To get this bonus, you'll have to do largely the same things you would do for Wells Fargo. Within 20 business days of stating the account, you'll need to be sure that $1,000 is deposited. From here, you'll keep this balance for a total of 60 days, and during the same time period, make 5 qualifying transactions through wires, debit card purchases, or Chase QuickDeposits.
Before you get set up with Chase, you can check out what options they have for business bank accounts:
• Chase Total Business Checking is perfect for the new business owner who needs to establish an account in good standing. With low paperless billing fees of $12 per month, you'll be able to focus on other important investments. You'll have access to unlimited electronic deposits, and you get 100 free transactions each month. You could even waive the service fee if you maintain a $1,500 balance daily.
• Chase's Performance Business Checking is like a higher tier of their Total Business Checking option. You'll get the same service fee waiver if you keep a daily balance of at least $35,000, and you'll be able to do 240 free transactions every month. A monthly fee of $30 applies if your balance falls below the requirement.
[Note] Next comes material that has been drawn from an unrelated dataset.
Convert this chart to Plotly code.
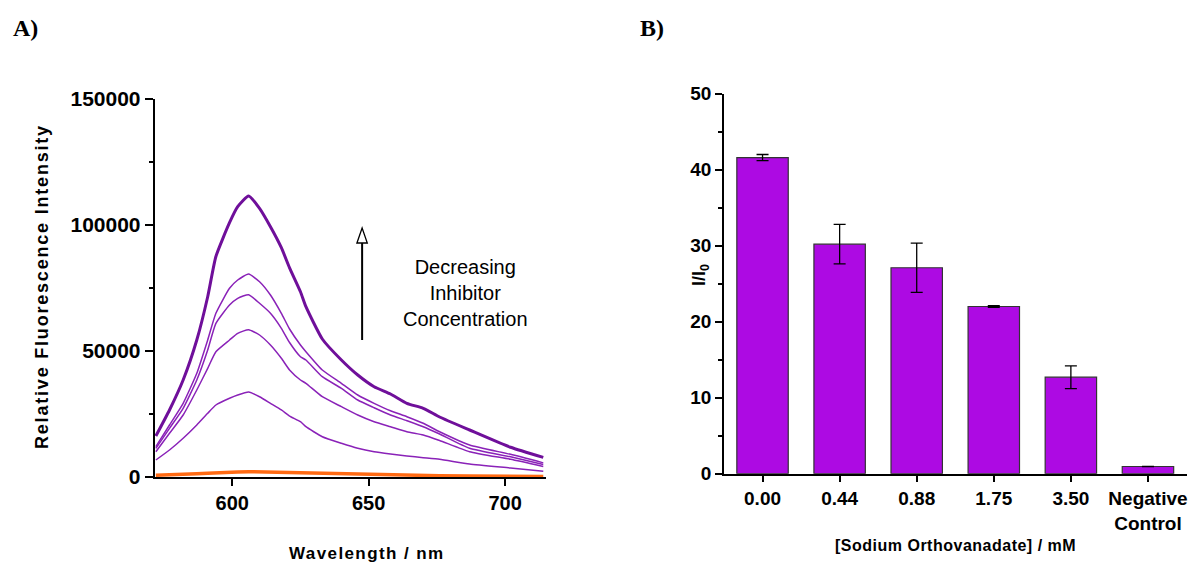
import plotly.graph_objects as go

# ---------------- Panel A data ----------------
wavelength = [572, 577, 582, 587, 591, 594, 599, 602, 606, 610, 614, 618, 621,
              625, 627, 633, 640, 646, 652, 658, 664, 670, 676, 687, 702, 714]
curve_top = [16270, 26590, 38490, 54360, 71540, 87500, 100900, 107250, 111500,
             106620, 99320, 91000, 83000, 73500, 67570, 54760, 46430, 40470,
             35830, 32930, 29240, 27260, 23810, 18650, 11800, 7800]
curve_2 = [12020, 20630, 29240, 41150, 54360, 64960, 74880, 78170, 80550, 77500,
           72220, 64960, 58730, 52380, 49720, 42460, 37180, 32540, 29240, 26310,
           23930, 21310, 17970, 12700, 9000, 5600]
curve_3 = [11390, 19320, 27260, 38490, 50390, 60990, 68250, 70910, 72340, 68930,
           64960, 59000, 53370, 47730, 46430, 39800, 35200, 30550, 27500, 24600,
           22340, 19960, 17060, 11390, 8000, 5000]
curve_4 = [10040, 17340, 24600, 34520, 43130, 49720, 54360, 57020, 58450, 56350,
           52380, 47100, 42460, 38490, 37180, 31860, 27900, 24600, 21940, 19960,
           17970, 16670, 14480, 10040, 7000, 4200]
curve_5 = [6750, 10710, 15360, 20630, 25280, 28570, 31230, 32540, 33730, 31860,
           29240, 26590, 24200, 21940, 19960, 15990, 13370, 11390, 10040, 9130,
           8330, 7660, 7020, 5160, 3600, 2300]
curve_neg = [700, 800, 1000, 1300, 1500, 1700, 1900, 2000, 2100, 2000, 1900, 1800,
             1700, 1600, 1500, 1300, 1100, 1000, 900, 800, 700, 600, 500, 400, 300, 200]

y_ticks_a = [0, 50000, 100000, 150000]
x_ticks_a = [600, 650, 700]

# ---------------- Panel B data ----------------
bar_labels = ["0.00", "0.44", "0.88", "1.75", "3.50", "Negative<br>Control"]
bar_values = [41.6, 30.2, 27.1, 22.0, 12.7, 0.95]
bar_errors = [0.4, 2.6, 3.25, 0.1, 1.5, 0.0]
y_ticks_b = [0, 10, 20, 30, 40, 50]

FONT = "Liberation Sans"
W, H = 1189, 566

fig = go.Figure()

thin_col = "#8a22b8"
thick_col = "#6f0f9a"
for c in [curve_5, curve_4, curve_3, curve_2]:
    fig.add_trace(go.Scatter(x=wavelength, y=c, mode="lines",
                             line=dict(color=thin_col, width=1.5, shape="spline",
                                       smoothing=0.5),
                             xaxis="x", yaxis="y", showlegend=False))
fig.add_trace(go.Scatter(x=wavelength, y=curve_top, mode="lines",
                         line=dict(color=thick_col, width=3, shape="spline",
                                   smoothing=0.5),
                         xaxis="x", yaxis="y", showlegend=False))
fig.add_trace(go.Scatter(x=wavelength, y=curve_neg, mode="lines",
                         line=dict(color="#ff6a13", width=3.5),
                         xaxis="x", yaxis="y", showlegend=False))

fig.add_trace(go.Bar(x=list(range(len(bar_values))), y=bar_values, width=0.667,
                     marker=dict(color="#ad0ae3", line=dict(color="#333333", width=1.2)),
                     error_y=dict(type="data", array=bar_errors, color="black",
                                  thickness=1.3, width=6),
                     xaxis="x2", yaxis="y2", showlegend=False))

axis_common = dict(showgrid=False, zeroline=False, showline=True, linecolor="black",
                   linewidth=1.5, ticks="outside", tickcolor="black", tickwidth=1.5,
                   automargin=False)

fig.update_layout(
    template="none",
    width=W, height=H, margin=dict(l=0, r=0, t=0, b=0, pad=0, autoexpand=False),
    paper_bgcolor="white", plot_bgcolor="white", showlegend=False,
    font=dict(family=FONT, color="black"),
    xaxis=dict(domain=[154.5 / W, 546 / W], range=[571.5, 715], tickvals=x_ticks_a,
               ticklen=7, tickfont=dict(size=20, family=FONT, weight="bold"),
               anchor="y", **axis_common),
    yaxis=dict(domain=[1 - 477 / H, 1 - 99 / H], range=[0, 150000], tickvals=y_ticks_a,
               tickformat="d",
               ticklen=8, tickfont=dict(size=21, family=FONT, weight="bold"),
               minor=dict(dtick=25000, ticklen=4, ticks="outside", tickcolor="black",
                          tickwidth=1.5, showgrid=False),
               anchor="x", **axis_common),
    xaxis2=dict(domain=[724 / W, 1186.5 / W], range=[-0.5, 5.5],
                tickvals=list(range(len(bar_labels))), ticktext=bar_labels,
                ticklen=7, tickfont=dict(size=19, family=FONT, weight="bold"),
                anchor="y2", **axis_common),
    yaxis2=dict(domain=[1 - 473.7 / H, 1 - 93.7 / H], range=[0, 50], tickvals=y_ticks_b,
                ticklen=7, tickfont=dict(size=19, family=FONT, weight="bold"),
                minor=dict(dtick=5, ticklen=4, ticks="outside", tickcolor="black",
                           tickwidth=1.5, showgrid=False),
                anchor="x2", **axis_common),
)

def pa(x, y, text, size, weight="bold", angle=0, family=FONT, spacing=None):
    if spacing:
        text = f'<span style="letter-spacing:{spacing}px">{text}</span>'
    fig.add_annotation(x=x / W, y=1 - y / H, xref="paper", yref="paper", text=text,
                       showarrow=False, textangle=angle, xanchor="center",
                       yanchor="middle",
                       font=dict(size=size, family=family, weight=weight, color="black"))

pa(25, 28, "A)", 24, family="Liberation Serif")
pa(652, 28, "B)", 24, family="Liberation Serif")
pa(42, 287, "Relative Fluorescence Intensity", 18, angle=-90, spacing=1.8)
pa(366, 553, "Wavelength / nm", 17, spacing=1.4)
pa(700, 275, "I/I<sub>0</sub>", 18, angle=-90)
pa(955.7, 545, "[Sodium Orthovanadate] / mM", 16, spacing=0.5)
pa(465, 293, "Decreasing<br>Inhibitor<br>Concentration", 20, weight="normal")

# arrow (data coordinates of panel A)
ax_x = 647.6
fig.add_shape(type="line", xref="x", yref="y", x0=ax_x, x1=ax_x, y0=54360, y1=93000,
              line=dict(color="black", width=2))
fig.add_shape(type="path", xref="x", yref="y",
              path=f"M {ax_x-1.9},{92850} L {ax_x},{98800} L {ax_x+1.9},{92850} Z",
              fillcolor="white", line=dict(color="black", width=1.3))

fig.write_html("out.html")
• Finally, Chase offers Platinum Business Checking for established groups that have a high amount of money to work with. A $95 monthly fee can be waived if your daily operating balance is $100,000 or more. You're eligible for $25,000 of free cash deposits and 500 non-electronic deposits and withdrawals for each month.
Even though it might seem like a hassle, it's worth the paperwork and registration process to establish a business bank account for your company. Once it's out of the way, you won't have to worry about where to keep your transaction history and where to access the funds from your business.
Remember, if nothing else, to keep records of all the paperwork you have filed with the state and federal government. They have their copies, but you should be sure that you have electronic and paper versions filed and ready to access if the bank or anyone else needs to see them. Especially at the state level, you need to be sure that your requirements are met to keep your business license.
After some time passes, you might start considering the status of your business and what type of account it needs. If you are doing well and operating with more income than before, it might be time to start considering a business savings account. Think about this if you can afford to keep a higher consistent amount of money in your account and don't need to access it very often.
If you choose to stick with a checking account, you should weigh the cost of many different features. You may be able to find an account that comes with bonus options in transactions, but is it worth it? These typically carry a higher monthly fee, and you'll need to think about how much is in your account at each moment you stop to perform a daily routine.
Don't skimp on any features you think your business will benefit from when opening up your account. If it takes a little extra each month so that you can sell more, go for it, and don't be afraid to consider upgrading your account to the next tier when you start raking in the money.
By the time you establish your minimum daily balance, pass the introductory period, and check your business account from the same device where you keep track of your personal income, you'll wonder how you ever got by without a business bank account.
The advantages are too obvious to pass up, and anyone who wants to be taken seriously as a business owner will tell you the same thing.